The New South Wales (NSW) Department of Planning, Industry and Environment (DPIE) has given a tick of approval to the 125 MW AC (160 MW DC) Maryvale Solar Farm near Wellington. The project is situated in the state’s Central-West Renewable Energy Zone, which could host 3 GW of new generation by mid-2020.
The $188 million solar development is part of the deal between Netherlands-based renewables developer Photon Energy and Chinese PV heavyweight Canadian Solar sealed last year, to codevelop five NSW solar farms with the accumulated capacity of 1.14 GW. Under the agreement, Canadian Solar acquired 51% in five Photon Energy projects, including the 220 MW Gunning, 160 MW Maryvale, the 189 MW Suntop Solar Farm, 200 MW Mumbil/Suntop 2, and the 150 MW Gunnedah solar farms.
According to the project environmental impact statement, the Maryvale Solar Farm will cover an area of 375 hectares and is estimated to consist of up to 450,000 PV panels installed on a single axis tracking system alongside 40 inverter stations supplied by Ingeteam, as a fully containerized solution. It will use an existing Essential Energy 132 kV transmission line and have a new substation installed.
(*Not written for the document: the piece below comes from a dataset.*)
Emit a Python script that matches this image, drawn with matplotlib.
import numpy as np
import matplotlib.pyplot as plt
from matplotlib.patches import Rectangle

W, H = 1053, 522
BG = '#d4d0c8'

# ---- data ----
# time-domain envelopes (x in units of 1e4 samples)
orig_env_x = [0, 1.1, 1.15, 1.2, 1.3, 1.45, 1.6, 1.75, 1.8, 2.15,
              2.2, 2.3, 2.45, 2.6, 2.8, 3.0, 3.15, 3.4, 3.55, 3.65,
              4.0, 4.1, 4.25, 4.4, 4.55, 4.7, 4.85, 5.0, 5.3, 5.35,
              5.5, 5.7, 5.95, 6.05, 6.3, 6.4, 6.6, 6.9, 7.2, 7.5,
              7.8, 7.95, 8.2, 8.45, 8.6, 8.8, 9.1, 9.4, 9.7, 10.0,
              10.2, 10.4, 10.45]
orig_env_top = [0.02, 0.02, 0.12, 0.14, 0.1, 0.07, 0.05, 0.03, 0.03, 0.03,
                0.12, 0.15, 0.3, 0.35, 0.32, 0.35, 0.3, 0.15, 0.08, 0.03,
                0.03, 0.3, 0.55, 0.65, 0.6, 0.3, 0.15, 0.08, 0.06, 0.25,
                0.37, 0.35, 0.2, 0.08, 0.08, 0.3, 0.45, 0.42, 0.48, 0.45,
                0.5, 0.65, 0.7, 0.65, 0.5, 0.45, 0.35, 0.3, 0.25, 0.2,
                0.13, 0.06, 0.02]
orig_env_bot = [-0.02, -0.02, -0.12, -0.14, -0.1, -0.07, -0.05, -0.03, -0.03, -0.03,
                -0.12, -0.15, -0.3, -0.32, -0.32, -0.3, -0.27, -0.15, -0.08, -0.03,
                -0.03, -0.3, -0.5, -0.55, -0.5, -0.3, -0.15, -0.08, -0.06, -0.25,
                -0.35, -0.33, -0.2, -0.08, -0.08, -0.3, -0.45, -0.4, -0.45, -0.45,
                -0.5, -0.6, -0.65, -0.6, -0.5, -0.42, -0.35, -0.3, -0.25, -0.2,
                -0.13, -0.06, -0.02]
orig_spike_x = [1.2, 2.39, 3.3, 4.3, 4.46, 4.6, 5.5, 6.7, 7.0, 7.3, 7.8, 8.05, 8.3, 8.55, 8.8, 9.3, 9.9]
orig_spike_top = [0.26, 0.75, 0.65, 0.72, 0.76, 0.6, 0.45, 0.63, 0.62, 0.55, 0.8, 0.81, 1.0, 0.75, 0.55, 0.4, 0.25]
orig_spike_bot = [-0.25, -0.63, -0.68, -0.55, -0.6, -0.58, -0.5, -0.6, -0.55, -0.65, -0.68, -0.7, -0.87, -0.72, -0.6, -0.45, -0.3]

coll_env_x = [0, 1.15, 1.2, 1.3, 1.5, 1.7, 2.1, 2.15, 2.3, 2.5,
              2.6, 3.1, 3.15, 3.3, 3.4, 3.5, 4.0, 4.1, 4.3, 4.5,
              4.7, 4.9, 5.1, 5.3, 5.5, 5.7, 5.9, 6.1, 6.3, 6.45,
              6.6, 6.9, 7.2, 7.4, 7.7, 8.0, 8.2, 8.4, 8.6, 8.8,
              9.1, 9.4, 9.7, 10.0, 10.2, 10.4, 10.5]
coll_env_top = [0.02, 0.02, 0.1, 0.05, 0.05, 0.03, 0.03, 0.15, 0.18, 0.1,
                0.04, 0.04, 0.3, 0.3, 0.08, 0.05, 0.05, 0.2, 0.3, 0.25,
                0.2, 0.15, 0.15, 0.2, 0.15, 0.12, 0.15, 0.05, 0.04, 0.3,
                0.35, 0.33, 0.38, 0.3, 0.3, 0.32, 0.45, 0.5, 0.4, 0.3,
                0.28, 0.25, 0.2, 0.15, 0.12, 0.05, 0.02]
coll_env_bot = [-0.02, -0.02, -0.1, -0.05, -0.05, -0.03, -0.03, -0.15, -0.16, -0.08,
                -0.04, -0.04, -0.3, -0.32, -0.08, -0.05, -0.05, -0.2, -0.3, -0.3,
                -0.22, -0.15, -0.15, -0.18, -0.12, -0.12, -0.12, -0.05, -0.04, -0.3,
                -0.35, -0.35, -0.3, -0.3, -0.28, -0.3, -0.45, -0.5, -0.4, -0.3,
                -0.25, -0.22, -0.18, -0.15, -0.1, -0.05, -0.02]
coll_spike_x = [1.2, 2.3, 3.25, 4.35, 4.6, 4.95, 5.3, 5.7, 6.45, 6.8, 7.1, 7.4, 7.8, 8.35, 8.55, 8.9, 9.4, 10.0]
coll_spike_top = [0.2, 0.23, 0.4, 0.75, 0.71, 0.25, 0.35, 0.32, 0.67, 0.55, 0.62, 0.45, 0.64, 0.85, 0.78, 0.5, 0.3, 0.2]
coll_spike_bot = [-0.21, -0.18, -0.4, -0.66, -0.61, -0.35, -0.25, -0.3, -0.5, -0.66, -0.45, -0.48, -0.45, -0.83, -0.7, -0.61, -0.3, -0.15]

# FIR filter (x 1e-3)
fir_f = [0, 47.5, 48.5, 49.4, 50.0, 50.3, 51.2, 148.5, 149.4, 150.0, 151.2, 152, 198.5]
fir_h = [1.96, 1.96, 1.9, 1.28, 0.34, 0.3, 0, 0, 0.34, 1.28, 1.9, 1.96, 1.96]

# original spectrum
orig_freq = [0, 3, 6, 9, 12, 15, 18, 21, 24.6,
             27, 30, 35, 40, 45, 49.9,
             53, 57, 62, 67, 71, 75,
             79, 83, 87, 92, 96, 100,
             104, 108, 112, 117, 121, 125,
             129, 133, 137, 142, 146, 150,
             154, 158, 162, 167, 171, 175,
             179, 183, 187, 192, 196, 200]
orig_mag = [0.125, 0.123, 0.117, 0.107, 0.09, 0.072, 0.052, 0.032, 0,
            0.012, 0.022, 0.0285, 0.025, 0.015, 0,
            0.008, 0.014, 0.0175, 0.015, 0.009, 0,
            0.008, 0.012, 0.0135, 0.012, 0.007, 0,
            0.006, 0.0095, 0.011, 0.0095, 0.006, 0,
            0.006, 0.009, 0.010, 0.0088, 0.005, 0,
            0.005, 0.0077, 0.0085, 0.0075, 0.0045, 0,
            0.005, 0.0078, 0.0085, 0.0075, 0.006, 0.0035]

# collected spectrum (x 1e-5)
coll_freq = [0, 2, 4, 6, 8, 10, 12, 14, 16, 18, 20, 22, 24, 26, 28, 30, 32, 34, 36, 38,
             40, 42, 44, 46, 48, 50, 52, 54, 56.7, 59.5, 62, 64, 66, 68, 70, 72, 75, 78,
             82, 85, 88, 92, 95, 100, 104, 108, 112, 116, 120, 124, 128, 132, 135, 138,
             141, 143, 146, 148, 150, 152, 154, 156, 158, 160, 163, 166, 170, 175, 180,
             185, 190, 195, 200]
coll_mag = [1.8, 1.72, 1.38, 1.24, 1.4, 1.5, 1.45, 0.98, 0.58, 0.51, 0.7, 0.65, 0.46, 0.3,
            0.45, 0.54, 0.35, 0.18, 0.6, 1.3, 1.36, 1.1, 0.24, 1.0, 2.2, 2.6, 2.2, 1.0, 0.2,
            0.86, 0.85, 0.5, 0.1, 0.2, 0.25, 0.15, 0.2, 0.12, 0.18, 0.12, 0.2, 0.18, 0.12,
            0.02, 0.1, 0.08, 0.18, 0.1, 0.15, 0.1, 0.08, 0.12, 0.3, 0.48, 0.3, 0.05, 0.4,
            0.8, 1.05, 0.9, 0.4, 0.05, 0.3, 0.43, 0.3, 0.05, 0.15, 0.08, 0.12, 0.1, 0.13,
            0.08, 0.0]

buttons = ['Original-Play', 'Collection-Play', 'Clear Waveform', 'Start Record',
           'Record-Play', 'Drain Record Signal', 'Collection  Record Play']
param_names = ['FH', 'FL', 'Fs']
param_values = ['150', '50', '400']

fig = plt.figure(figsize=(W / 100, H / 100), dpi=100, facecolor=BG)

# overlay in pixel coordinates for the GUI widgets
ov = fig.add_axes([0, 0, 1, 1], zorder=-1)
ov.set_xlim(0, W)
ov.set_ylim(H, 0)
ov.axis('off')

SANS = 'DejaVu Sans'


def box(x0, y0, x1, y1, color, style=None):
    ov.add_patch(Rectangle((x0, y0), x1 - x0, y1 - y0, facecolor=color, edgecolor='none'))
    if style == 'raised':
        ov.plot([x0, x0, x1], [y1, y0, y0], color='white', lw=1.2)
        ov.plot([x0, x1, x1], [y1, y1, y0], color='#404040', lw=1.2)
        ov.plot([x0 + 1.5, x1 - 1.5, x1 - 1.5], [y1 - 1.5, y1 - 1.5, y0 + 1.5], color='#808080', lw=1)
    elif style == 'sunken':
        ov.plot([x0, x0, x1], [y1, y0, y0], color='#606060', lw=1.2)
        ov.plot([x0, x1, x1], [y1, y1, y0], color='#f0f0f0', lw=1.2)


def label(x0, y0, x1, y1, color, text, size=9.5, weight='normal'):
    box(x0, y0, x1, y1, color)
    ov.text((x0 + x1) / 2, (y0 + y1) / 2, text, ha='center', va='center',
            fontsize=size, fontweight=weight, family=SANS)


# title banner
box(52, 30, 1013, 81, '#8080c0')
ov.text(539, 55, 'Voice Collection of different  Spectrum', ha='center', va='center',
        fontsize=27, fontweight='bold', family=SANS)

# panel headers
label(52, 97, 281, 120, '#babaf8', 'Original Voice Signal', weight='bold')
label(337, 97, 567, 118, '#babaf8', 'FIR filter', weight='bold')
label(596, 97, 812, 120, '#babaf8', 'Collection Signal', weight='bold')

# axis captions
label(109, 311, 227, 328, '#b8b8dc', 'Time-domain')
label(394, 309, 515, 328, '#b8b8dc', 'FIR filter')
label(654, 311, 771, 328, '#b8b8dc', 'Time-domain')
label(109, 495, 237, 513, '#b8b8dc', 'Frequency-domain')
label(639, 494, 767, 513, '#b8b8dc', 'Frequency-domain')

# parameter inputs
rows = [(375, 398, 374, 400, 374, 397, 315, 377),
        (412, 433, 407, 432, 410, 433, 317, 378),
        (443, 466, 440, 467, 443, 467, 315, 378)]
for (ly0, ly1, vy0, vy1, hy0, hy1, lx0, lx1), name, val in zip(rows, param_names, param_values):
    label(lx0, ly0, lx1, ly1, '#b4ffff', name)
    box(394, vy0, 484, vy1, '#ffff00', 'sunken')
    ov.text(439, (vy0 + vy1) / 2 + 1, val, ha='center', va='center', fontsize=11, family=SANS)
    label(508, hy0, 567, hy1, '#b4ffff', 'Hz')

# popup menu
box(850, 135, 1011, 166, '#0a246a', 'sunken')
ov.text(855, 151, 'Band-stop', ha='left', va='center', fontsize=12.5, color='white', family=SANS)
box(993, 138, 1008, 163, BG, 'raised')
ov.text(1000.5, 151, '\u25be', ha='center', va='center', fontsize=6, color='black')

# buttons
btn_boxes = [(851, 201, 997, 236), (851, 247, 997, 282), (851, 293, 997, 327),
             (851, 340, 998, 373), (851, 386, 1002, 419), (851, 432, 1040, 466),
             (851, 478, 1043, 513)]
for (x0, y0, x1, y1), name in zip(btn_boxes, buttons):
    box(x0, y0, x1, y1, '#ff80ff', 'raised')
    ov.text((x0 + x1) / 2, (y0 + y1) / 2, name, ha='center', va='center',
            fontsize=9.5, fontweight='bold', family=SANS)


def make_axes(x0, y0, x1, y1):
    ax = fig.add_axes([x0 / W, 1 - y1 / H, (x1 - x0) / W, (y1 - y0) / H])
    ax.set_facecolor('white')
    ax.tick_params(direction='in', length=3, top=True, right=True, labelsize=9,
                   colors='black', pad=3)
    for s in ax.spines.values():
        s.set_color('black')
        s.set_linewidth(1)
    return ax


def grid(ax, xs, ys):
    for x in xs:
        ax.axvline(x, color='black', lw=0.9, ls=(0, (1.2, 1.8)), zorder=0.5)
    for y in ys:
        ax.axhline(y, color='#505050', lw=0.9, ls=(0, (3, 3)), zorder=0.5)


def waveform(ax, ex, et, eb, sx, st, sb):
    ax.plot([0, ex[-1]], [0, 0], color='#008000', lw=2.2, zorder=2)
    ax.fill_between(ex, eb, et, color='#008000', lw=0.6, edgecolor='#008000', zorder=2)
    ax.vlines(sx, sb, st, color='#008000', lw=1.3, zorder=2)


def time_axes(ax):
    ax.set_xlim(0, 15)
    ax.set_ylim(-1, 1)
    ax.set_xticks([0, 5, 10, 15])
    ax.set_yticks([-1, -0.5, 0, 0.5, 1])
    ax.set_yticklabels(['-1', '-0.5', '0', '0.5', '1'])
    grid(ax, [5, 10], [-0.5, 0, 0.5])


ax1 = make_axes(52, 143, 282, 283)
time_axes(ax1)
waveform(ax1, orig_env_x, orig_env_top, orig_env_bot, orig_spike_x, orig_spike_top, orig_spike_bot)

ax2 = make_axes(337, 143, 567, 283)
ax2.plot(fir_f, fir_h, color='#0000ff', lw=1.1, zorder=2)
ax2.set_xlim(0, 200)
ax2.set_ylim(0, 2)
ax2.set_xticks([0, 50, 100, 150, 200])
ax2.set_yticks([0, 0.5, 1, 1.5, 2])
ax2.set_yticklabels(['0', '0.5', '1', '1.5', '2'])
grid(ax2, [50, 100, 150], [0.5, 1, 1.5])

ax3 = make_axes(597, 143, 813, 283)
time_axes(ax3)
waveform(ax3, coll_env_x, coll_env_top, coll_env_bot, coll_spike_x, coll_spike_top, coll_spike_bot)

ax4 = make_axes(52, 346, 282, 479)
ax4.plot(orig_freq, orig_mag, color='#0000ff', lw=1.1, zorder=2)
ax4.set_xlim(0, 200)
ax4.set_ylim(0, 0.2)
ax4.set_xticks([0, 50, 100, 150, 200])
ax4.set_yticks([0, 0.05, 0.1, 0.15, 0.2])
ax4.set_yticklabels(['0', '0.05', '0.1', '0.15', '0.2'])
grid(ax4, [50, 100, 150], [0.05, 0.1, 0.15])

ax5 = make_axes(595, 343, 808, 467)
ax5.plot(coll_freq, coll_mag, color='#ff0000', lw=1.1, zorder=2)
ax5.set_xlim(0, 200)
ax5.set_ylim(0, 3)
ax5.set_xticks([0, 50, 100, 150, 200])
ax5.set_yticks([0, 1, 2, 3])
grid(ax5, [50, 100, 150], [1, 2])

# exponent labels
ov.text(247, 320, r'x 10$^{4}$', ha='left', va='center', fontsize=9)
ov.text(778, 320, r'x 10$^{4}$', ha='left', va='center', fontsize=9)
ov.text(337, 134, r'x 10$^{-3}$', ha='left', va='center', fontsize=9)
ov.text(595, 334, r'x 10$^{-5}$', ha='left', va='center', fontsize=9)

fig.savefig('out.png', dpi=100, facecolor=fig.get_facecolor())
“The Department considered all potential impacts of the project and found it will have minimal impact on the surrounding natural environment and agricultural land,” DPIE’s Executive Director of Energy and Resource Assessments Mike Young said. “This state significant project has been assessed on its merits and the Department is confident it will have real benefits for the local community and NSW.”
Specifically, the project will support up to 150 local jobs over the 12-month construction period and up to ten operational jobs during its 25-year lifetime. It will generate enough energy to power the equivalent of approximately 46,500 homes while avoiding 265,000 tonnes of greenhouse gas emissions each year.
“Maryvale solar farm is within the Central-West Renewable Energy Zone and will add to the growing hub of solar energy projects in the Dubbo area, bringing a fresh boost to the economy, diversifying industry for the region, as well as increasing electricity capacity,” said Young.
The Central-West region is the planned location for Australia’s first coordinated Renewable Energy Zone (REZ) because it benefits from significant existing investment and investor interest, with around 4,500 MW of projects either approved or in the planning system, relatively low build costs, and a strong mix of energy resources. It is expected that the pilot REZ would be worth around $4.4 billion in private sector investment once fully developed, enough new generation capacity to power around 1.3 million homes. This REZ alone is expected to support 450 construction jobs in the local region.
The pilot REZ is part of the Government’s long-term plan to deliver three renewable energy zones in the State’s Central-West, New England and South-West regions, which builds on its NSW Transmission Infrastructure Strategy and supports the implementation of the Australian Energy Market Operator’s Integrated System Plan. As at October 2019, NSW had more than 100 private sector proposals to build large renewable generators. If built, these generators would total 17,700 MW of generation capacity within the state, and inject $24 billion of investment into regional NSW.